Winter is just around the corner, and the Canadian government has plans for a crazy photographic science project to welcome it. The goal of the effort will be to capture images of a single falling snowflake. They plan to use an extremely fast (and presumably expensive) camera that’s capable of capturing detailed footage of the flakes as they float down to Earth.

Seeing the action at thousands of frames per second will allow scientists to clearly see how snowflakes develop during their descent, and will provide information that should lead to better snowfall measuring devices.

Canadian newspaper Globe and Mail writes,

The video images would slow “the movement of snowflakes and eliminate the motion blur making it possible to track air flow, velocity, acceleration as well as flake size and shape change in some instances,” says the notice.

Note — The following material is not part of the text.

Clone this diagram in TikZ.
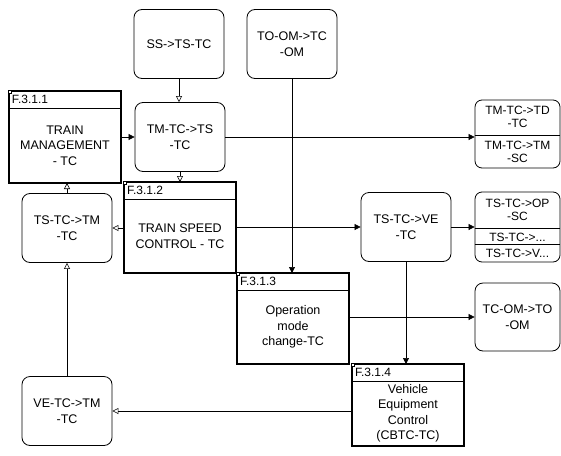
\documentclass[tikz,border=0pt]{standalone}
\usepackage{fontspec}
\setmainfont{Liberation Sans}
\usetikzlibrary{positioning, arrows.meta}

\begin{document}
\begin{tikzpicture}[x=1pt, y=-1pt, font=\fontsize{12.5}{16}\selectfont,
  msgbox/.style={draw, line width=0.8pt, rounded corners=8pt, align=center, minimum width=90pt, minimum height=69pt, inner sep=2pt},
  outbox/.style={draw, line width=0.8pt, rounded corners=7pt, minimum width=85pt, inner sep=0pt},
  outtext/.style={font=\fontsize{12}{13}\selectfont, align=center, inner sep=0pt},
  fnhead/.style={anchor=north west, minimum width=112pt, minimum height=17pt, text width=106pt, inner xsep=3pt, inner ysep=0pt, outer sep=0pt, align=left, font=\fontsize{12}{13}\selectfont},
  fnbody/.style={minimum width=112pt, align=center, inner sep=2pt, outer sep=0pt, font=\fontsize{12.5}{15.5}\selectfont},
  fnframe/.style={line width=1.3pt},
  flow/.style={line width=0.6pt, -{Triangle[open, length=6pt, width=6pt]}},
  flowfill/.style={line width=0.6pt, -{Triangle[length=6pt, width=6pt]}}]
  \useasboundingbox (0,0) rectangle (561,455);

  % function blocks
  \foreach \x/\y/\h/\nm/\id/\txt in {
    9/91/75/f1/F.3.1.1/{TRAIN\\MANAGEMENT\\- TC},
    124/182/74/f2/F.3.1.2/{TRAIN SPEED\\CONTROL - TC},
    237/273/74/f3/F.3.1.3/{Operation\\mode\\change-TC},
    352/364/65/f4/F.3.1.4/{Vehicle\\Equipment\\Control\\(CBTC-TC)}}{
    \node[fnhead] (\nm-h) at (\x,\y) {\id};
    \node[fnbody, minimum height=\h pt, below=0pt of \nm-h] (\nm) {\txt};
    \draw[fnframe] (\nm-h.north west) rectangle (\nm.south east);
    \draw[line width=0.6pt] (\nm-h.south west) -- (\nm-h.south east);
    \draw[line width=0.4pt, fill=white] ([shift={(-1,-1)}]\nm-h.north west) rectangle ++(3,3);
  }

  % messages
  \foreach \x/\y/\nm/\txt in {
    179/44/ss/{SS->TS-TC},
    292/44/toom/{TO-OM->TC\\-OM},
    180/137/tmts/{TM-TC->TS\\-TC},
    67/228/tstm/{TS-TC->TM\\-TC},
    67/411/vetm/{VE-TC->TM\\-TC},
    406/227/tsve/{TS-TC->VE\\-TC}}{
    \node[msgbox] (\nm) at (\x,\y) {\txt};
  }
  \node[msgbox, minimum width=85pt, minimum height=68pt] (tcto) at (517.5,317) {TC-OM->TO\\-OM};

  % outgoing groups
  \node[outbox, minimum height=68pt] (tmout) at (517.5,134) {};
  \draw[line width=0.8pt] ([yshift=-1pt]tmout.west) -- ([yshift=-1pt]tmout.east);
  \node[outtext] (tmouta) at (517.5,117) {TM-TC->TD\\-TC};
  \node[outtext] (tmoutb) at (517.5,152) {TM-TC->TM\\-SC};

  \node[outbox, minimum height=70pt] (tsout) at (517.5,227) {};
  \draw[line width=0.8pt] ([yshift=-37pt]tsout.north west) -- ([yshift=-37pt]tsout.north east);
  \draw[line width=0.8pt] ([yshift=-53pt]tsout.north west) -- ([yshift=-53pt]tsout.north east);
  \node[outtext] (tsouta) at (517.5,210) {TS-TC->OP\\-SC};
  \node[outtext] (tsoutb) at (517.5,237) {TS-TC->...};
  \node[outtext] (tsoutc) at (517.5,253.5) {TS-TC->V...};

  % flows
  \draw[flow] (ss.south) -- (ss.south |- tmts.north);
  \draw[flowfill] (f1.east |- tmts.west) -- (tmts.west);
  \draw[flow] (tmts.south) -- (tmts.south |- f2-h.north);
  \draw[flowfill] (tmts.east) -- (tmts.east -| tmout.west);
  \draw[flowfill] (toom.south) -- (toom.south |- f3-h.north);
  \draw[flowfill] (f2.east |- tsve.west) -- (tsve.west);
  \draw[flow] (f2.west |- tstm.east) -- (tstm.east);
  \draw[flow] (tstm.north) -- (tstm.north |- f1.south);
  \draw[flowfill] (tsve.east) -- (tsve.east -| tsout.west);
  \draw[flowfill] (tsve.south) -- (tsve.south |- f4-h.north);
  \draw[flowfill] (f3.east |- tcto.west) -- (tcto.west);
  \draw[flow] (f4.west |- vetm.east) -- (vetm.east);
  \draw[flow] (vetm.north) -- (tstm.south);
\end{tikzpicture}
\end{document}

A spokesman for Environment Canada says the snowflake video-recording will take place at the Centre for Atmospheric Research Experiments, a federal research station in Egbert, Ont., about 80 kilometres north of Toronto.

“Photos of falling snowflakes will be taken at 2,000 to 3,000 frames per second and used to determine their trajectory in windy and turbulent conditions,” Johnson said in an e-mail.

If you live in a snowy area, have some fancy camera gear sitting around, and are looking for a photo project this winter, try your hand at becoming one of the pioneers of “falling snowflake photography”!